Would you return the run of lines that starts at the one with "Emit a web page" and ends at the one with "const groupShift = 2.5;", ends included, exactly as written and without the images?

##### Given data #####

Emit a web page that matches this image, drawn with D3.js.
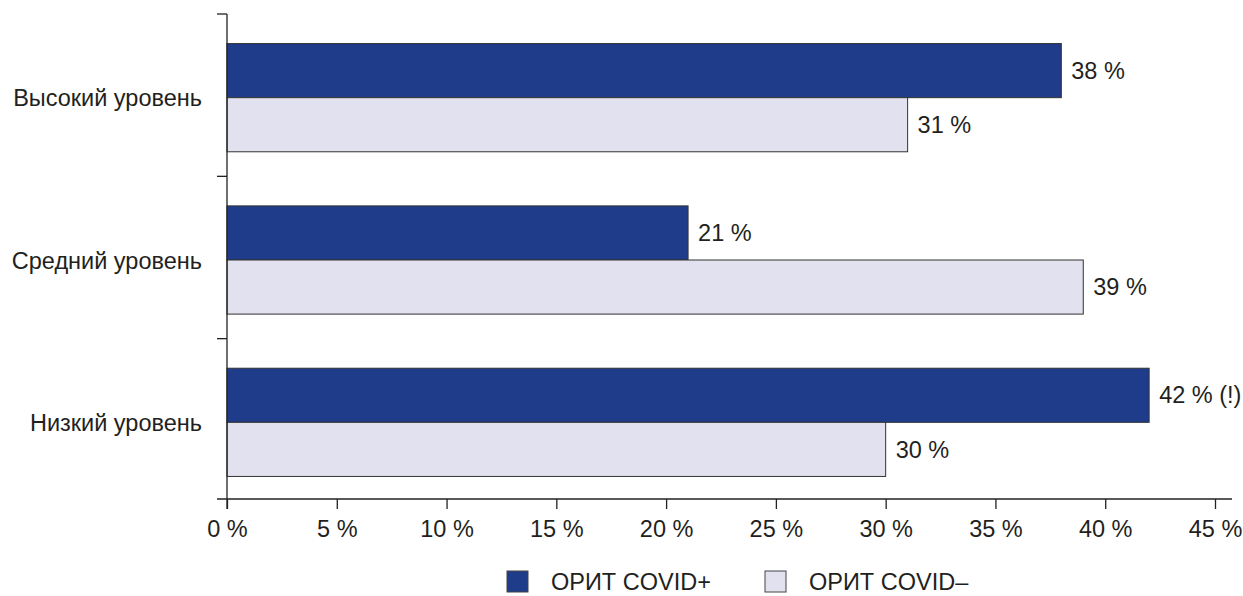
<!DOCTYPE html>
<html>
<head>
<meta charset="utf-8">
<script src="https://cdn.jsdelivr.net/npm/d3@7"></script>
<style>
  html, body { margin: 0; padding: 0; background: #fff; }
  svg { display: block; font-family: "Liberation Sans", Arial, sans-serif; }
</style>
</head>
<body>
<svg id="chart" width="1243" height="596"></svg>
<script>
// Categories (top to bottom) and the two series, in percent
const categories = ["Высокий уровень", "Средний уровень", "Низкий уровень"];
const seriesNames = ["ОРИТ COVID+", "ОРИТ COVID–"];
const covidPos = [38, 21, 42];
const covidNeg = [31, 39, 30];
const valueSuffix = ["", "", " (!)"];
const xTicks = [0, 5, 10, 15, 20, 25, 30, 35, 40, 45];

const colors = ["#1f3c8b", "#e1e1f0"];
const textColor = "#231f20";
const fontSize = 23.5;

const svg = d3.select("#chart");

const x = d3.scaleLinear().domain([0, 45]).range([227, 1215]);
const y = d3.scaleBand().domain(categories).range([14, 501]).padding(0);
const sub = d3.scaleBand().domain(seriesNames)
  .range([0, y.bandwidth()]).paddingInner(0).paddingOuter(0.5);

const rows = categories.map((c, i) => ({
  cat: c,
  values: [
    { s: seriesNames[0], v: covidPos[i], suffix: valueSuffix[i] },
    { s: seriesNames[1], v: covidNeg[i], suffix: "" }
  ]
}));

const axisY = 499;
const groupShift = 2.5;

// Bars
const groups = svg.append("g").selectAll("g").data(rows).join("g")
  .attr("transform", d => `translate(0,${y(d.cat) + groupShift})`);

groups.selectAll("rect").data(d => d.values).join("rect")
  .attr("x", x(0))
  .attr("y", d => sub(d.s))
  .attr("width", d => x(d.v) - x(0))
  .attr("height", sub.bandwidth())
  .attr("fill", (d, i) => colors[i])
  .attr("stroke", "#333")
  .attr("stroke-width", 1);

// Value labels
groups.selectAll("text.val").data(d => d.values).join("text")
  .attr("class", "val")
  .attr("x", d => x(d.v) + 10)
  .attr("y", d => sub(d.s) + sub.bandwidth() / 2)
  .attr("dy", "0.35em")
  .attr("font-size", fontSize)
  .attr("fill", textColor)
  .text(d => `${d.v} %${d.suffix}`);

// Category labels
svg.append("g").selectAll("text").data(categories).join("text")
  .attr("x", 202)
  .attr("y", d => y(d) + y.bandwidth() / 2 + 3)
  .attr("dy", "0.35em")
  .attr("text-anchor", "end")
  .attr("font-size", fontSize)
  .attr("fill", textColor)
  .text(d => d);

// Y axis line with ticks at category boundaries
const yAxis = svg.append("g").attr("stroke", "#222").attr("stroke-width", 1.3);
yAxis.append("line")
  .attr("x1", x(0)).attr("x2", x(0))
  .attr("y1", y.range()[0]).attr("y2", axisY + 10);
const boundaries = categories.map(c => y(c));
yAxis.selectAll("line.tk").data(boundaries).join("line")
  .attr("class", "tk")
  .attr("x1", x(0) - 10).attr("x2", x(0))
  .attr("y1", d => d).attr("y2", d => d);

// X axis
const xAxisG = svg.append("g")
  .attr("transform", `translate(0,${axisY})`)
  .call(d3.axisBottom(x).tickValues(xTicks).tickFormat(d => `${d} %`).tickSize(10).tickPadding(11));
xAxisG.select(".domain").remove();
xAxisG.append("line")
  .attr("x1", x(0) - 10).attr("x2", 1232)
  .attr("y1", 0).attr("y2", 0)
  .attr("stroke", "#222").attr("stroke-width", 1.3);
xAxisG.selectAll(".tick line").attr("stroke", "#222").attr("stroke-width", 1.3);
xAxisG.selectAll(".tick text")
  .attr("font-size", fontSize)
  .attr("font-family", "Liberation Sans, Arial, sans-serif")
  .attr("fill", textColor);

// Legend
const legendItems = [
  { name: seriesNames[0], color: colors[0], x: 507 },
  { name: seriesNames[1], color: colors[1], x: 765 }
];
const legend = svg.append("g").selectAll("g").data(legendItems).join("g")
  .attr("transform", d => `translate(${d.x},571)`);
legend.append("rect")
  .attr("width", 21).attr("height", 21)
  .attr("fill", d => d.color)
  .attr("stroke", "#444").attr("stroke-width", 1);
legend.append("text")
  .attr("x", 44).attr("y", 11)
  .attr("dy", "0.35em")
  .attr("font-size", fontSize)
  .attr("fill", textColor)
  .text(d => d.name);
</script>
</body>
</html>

#####
##### Given data #####

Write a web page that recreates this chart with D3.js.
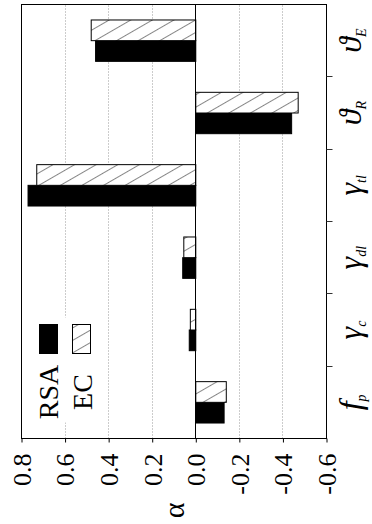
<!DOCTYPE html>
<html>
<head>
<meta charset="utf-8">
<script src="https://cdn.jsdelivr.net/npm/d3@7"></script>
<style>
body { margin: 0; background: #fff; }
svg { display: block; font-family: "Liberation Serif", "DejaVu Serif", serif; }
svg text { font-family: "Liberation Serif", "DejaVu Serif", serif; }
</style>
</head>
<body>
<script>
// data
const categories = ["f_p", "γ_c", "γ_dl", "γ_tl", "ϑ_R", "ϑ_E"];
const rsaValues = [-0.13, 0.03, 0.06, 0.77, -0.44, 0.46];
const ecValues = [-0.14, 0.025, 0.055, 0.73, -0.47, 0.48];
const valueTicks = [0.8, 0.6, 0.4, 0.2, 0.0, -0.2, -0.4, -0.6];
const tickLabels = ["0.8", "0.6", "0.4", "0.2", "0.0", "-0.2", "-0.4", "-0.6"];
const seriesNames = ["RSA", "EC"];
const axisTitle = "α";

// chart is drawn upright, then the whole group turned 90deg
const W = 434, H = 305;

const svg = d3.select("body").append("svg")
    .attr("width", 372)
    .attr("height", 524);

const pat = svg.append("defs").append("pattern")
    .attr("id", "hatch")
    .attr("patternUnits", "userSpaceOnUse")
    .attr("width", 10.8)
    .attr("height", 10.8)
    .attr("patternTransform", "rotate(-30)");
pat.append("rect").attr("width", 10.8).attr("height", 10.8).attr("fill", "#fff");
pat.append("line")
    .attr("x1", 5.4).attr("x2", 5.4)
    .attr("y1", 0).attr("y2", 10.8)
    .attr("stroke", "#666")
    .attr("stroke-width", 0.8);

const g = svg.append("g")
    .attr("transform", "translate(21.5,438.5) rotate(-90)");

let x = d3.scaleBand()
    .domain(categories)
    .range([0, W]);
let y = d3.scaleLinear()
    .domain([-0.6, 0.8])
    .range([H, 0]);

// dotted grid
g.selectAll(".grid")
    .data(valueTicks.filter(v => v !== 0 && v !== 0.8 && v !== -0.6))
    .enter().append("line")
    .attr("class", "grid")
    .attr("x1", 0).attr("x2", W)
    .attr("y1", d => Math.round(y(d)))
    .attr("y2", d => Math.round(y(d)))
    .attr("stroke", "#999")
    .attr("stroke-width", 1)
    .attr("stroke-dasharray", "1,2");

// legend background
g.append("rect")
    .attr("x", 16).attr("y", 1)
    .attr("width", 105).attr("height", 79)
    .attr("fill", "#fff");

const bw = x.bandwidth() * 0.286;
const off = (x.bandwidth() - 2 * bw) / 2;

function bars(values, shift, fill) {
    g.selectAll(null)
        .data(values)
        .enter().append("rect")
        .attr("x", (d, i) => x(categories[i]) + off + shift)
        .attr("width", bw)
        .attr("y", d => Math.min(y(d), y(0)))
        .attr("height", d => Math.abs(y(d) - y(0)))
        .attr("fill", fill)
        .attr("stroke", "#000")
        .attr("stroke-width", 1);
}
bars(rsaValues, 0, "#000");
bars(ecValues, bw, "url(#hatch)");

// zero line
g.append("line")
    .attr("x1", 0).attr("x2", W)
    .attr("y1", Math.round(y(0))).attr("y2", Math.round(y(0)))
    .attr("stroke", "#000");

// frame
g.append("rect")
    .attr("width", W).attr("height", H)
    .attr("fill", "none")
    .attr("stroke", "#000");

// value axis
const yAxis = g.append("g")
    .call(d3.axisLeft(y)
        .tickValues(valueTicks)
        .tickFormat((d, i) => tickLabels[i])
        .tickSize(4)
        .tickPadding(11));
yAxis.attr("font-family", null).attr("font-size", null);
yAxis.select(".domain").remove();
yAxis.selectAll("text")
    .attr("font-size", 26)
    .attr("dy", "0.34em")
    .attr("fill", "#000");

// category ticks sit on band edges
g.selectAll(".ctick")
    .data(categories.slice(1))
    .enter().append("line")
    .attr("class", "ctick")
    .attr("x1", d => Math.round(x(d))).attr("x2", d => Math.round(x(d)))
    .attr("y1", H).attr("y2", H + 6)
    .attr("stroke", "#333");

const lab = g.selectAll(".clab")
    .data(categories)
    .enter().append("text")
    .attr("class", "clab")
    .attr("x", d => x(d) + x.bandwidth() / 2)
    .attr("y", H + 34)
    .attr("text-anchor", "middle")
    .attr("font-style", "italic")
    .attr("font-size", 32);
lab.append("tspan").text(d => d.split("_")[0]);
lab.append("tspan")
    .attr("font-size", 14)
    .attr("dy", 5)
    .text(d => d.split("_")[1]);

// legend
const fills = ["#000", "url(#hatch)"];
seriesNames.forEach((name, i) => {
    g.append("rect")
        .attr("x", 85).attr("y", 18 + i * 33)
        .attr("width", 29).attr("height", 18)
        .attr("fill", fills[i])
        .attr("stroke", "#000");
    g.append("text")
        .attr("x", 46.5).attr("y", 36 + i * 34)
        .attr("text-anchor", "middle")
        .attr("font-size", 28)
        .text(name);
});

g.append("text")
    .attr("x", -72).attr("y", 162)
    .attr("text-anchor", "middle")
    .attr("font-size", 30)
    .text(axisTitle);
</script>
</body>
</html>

#####

- [Written response]
Emit a web page that matches this image, drawn with D3.js.
<!DOCTYPE html>
<html>
<head>
<meta charset="utf-8">
<script src="https://cdn.jsdelivr.net/npm/d3@7"></script>
<style>
  html, body { margin: 0; padding: 0; background: #fff; }
  svg { display: block; font-family: "Liberation Sans", Arial, sans-serif; }
</style>
</head>
<body>
<svg id="chart" width="1243" height="596"></svg>
<script>
// Categories (top to bottom) and the two series, in percent
const categories = ["Высокий уровень", "Средний уровень", "Низкий уровень"];
const seriesNames = ["ОРИТ COVID+", "ОРИТ COVID–"];
const covidPos = [38, 21, 42];
const covidNeg = [31, 39, 30];
const valueSuffix = ["", "", " (!)"];
const xTicks = [0, 5, 10, 15, 20, 25, 30, 35, 40, 45];

const colors = ["#1f3c8b", "#e1e1f0"];
const textColor = "#231f20";
const fontSize = 23.5;

const svg = d3.select("#chart");

const x = d3.scaleLinear().domain([0, 45]).range([227, 1215]);
const y = d3.scaleBand().domain(categories).range([14, 501]).padding(0);
const sub = d3.scaleBand().domain(seriesNames)
  .range([0, y.bandwidth()]).paddingInner(0).paddingOuter(0.5);

const rows = categories.map((c, i) => ({
  cat: c,
  values: [
    { s: seriesNames[0], v: covidPos[i], suffix: valueSuffix[i] },
    { s: seriesNames[1], v: covidNeg[i], suffix: "" }
  ]
}));

const axisY = 499;
const groupShift = 2.5;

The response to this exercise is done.